Designed landscape feature, Newfort, Co. Wexford
Co. Wexford |
Designed Landscapes
In the grounds of Newfort House in County Wexford, two circular earthworks sit quietly in the low-lying fields, neither of them what they might at first appear to be.
Raised mounds surrounded by water-filled ditches, with no visible entrance and a neat planting of trees on top, they have the look of ancient ring forts, yet their purpose was almost certainly decorative rather than defensive.

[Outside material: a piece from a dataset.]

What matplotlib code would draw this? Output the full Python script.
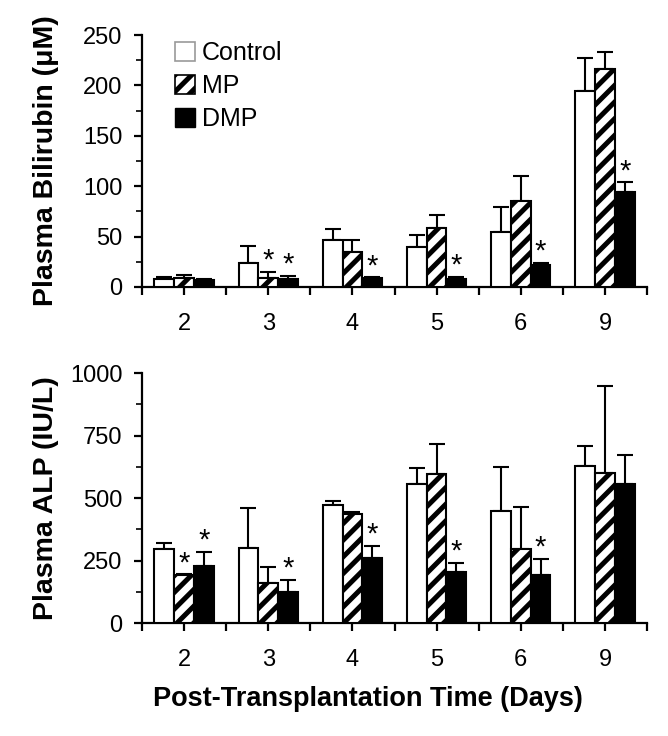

Each mound is a modest but deliberate construction. The example to the north-west of the house measures roughly 10.4 metres across and rises 1.4 metres above the surrounding ground, encircled by a wet fosse, essentially a water-filled ditch, about five metres wide at the top and 0.8 metres deep. A second, near-identical feature lies approximately 150 metres to the south-east, closer still to the house itself. The pairing is the telling detail. Genuine early medieval ring forts, which were typically farmstead enclosures, do not tend to come in matched sets arranged symmetrically around a country house. These were almost certainly designed landscape features, ornamental earthworks of the kind that became fashionable on Irish and British estates during the eighteenth and nineteenth centuries, when landowners sometimes constructed artificial ruins, mounds, and follies to animate their parkland with a sense of age and romantic irregularity. The deliberate retention of standing water in the fosse and the absence of any entrance gap reinforce the impression of something built for effect rather than function.